Adrien Aumont — Et justement, nous en avons un. À quelques jours du retrait du groupe hôtelier, je suis invité à un dîner. Organisé par une célèbre marque de chaussures responsables et un podcast sur les entrepreneurs. J’y vais le cœur lourd. Que vais-je bien pouvoir raconter alors que tout s’effondre ? Sur place, je croise pourtant une vieille connaissance, une femme qui dirige un fonds d’investissement français avant-gardiste. Doté d’une vraie vision, sur le temps long. Or, j’admire cette femme. Je la considère comme la conscience des fonds de venture en France. Depuis le début, je rêve donc que ce fonds investisse dans Midnight Trains. D’ailleurs, nous en avions discuté quelques mois plus tôt. Sans que cela n’aille plus loin. Alors, je tente le tout pour le tout. Qu’ai-je à perdre ? Je lui dis qu’ils auraient dû investir chez nous, que ça correspond parfaitement à leur thèse. Que personne ne veut de nous tant nous sommes atypiques. Que maintenant que nous sommes au fond, son entreprise pourrait sauver un projet important pour la décarbonation des transports en Europe. Nous passons la soirée à discuter ensemble et elle me propose d’ouvrir le dossier à nouveau pour se pencher dessus. Elle s’engage à me donner une première réponse dans deux jours. Et quarante-huit heures plus tard, nous avons effectivement de ses nouvelles. Elle a besoin de deux mois pour me dire si son fonds prend la tête du financement de Midnight Trains.
Romain Payet — Nous nous présentons donc devant notre comité stratégique avec plusieurs éléments-clés. Tout d’abord, nous avons encore des investisseurs possibles. Ce fameux fonds et la grande marque internationale évoquée dans les épisodes précédents. Mais aussi un fonds d’infrastructure et un fonds hybride sur lequel nous reviendrons plus tard.

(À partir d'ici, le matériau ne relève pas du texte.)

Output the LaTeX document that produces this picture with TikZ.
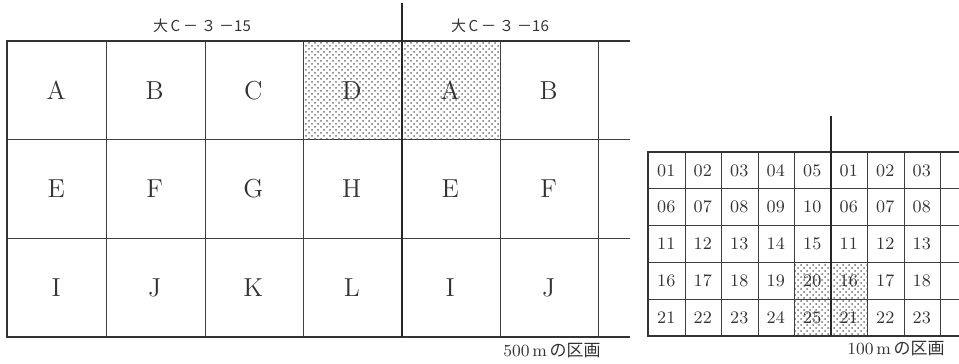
\documentclass[tikz,border=0pt]{standalone}
\usepackage{fontspec}
\newfontfamily\jpfont{Noto Sans CJK JP}
\usetikzlibrary{patterns}
\tikzset{
  cellline/.style={draw=black!75, line width=0.45pt},
  outline/.style={draw=black!80, line width=0.65pt},
  border/.style={draw=black!85, line width=1pt},
  shaded/.style={pattern=crosshatch dots, pattern color=black!55},
  bigcell/.style={font=\fontsize{13}{15}\selectfont, text=black!80},
  smallcell/.style={font=\fontsize{8.8}{10}\selectfont, text=black!80},
  blocktitle/.style={font=\jpfont\fontsize{7.5}{9}\selectfont, text=black!80},
  caption/.style={font=\fontsize{8.5}{10}\selectfont, text=black!80},
}

\begin{document}
\begin{tikzpicture}[x=0.5pt,y=-0.5pt]
  \useasboundingbox (0,0) rectangle (959,364);
  % 500m grid
  \fill[shaded] (303,41) rectangle (500,139);
  \foreach \y in {41,139,238,337}
    \draw[cellline] (7,\y) -- (630,\y);
  \foreach \x in {106,205,303,500,598}
    \draw[cellline] (\x,41) -- (\x,337);
  \draw[outline] (630,41) -- (7,41) -- (7,337) -- (630,337);
  \draw[border] (402,3) -- (402,337);
  \foreach \t [count=\i from 0] in {A,B,C,D,A,B,E,F,G,H,E,F,I,J,K,L,I,J} {
    \pgfmathtruncatemacro\c{mod(\i,6)}
    \pgfmathtruncatemacro\r{div(\i,6)}
    \node[bigcell] (big\i) at ({7+98.5*(\c+0.5)}, {41+98.7*(\r+0.5)}) {\t};
  }
  \node[blocktitle] (title15) at (202,26) {大\,C\hspace{0.2em}－\hspace{0.2em}３\hspace{0.2em}－15};
  \node[blocktitle] (title16) at (500,26) {大\,C\hspace{0.2em}－\hspace{0.2em}３\hspace{0.2em}－16};
  \node[caption] (cap500) at (552,351) {500\,m\,{\jpfont の区画}};

  % 100m grid
  \fill[shaded] (794.5,262.4) rectangle (867.5,336);
  \foreach \y in {152,188.8,225.6,262.4,299.2,336}
    \draw[cellline] (648,\y) -- (959,\y);
  \foreach \x in {685,721.5,758,794.5,867.5,904,940.5}
    \draw[cellline] (\x,152) -- (\x,336);
  \draw[outline] (959,152) -- (648,152) -- (648,336) -- (959,336);
  \draw[border] (831,116) -- (831,336);
  \foreach \r in {0,...,4} {
    \foreach \c in {0,...,7} {
      \ifnum\c<5
        \pgfmathtruncatemacro\n{5*\r+\c+1}
      \else
        \pgfmathtruncatemacro\n{5*\r+\c-4}
      \fi
      \node[smallcell] (small\r\c) at ({648+36.5*(\c+0.5)}, {152+36.8*(\r+0.5)})
        {\ifnum\n<10 0\fi\n};
    }
  }
  \node[caption] (cap100) at (896,349) {100\,m\,{\jpfont の区画}};
\end{tikzpicture}
\end{document}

Nous proposons aussi de réduire les frais, en nous virant tous les trois, en arrêtant cette newsletter et ainsi de suite. La réponse des membres du comité est claire. Si on continue, Nicolas doit rester. Sans lui, le dossier perdrait trop de valeur. Et continuer, il le faut : ce serait trop dommage de jeter l’éponge après être passé si près du but. Les membres du comité sont unanimes. Quant à Adrien et moi, ils estiment que nous ne pouvons pas négocier cette passe difficile sans salaire du tout. Enfin, pas question d’arrêter la newsletter et la communication en général. Cela reviendrait à annoncer notre échec. À dire au monde que nous sommes morts. Ils nous achètent donc deux mois si nous acceptons de diviser nos salaires par deux. Nous n’hésitons pas une seule seconde. Deux mois, c’est pile ce qu’il nous faut pour faire en sorte que l’aventure continue.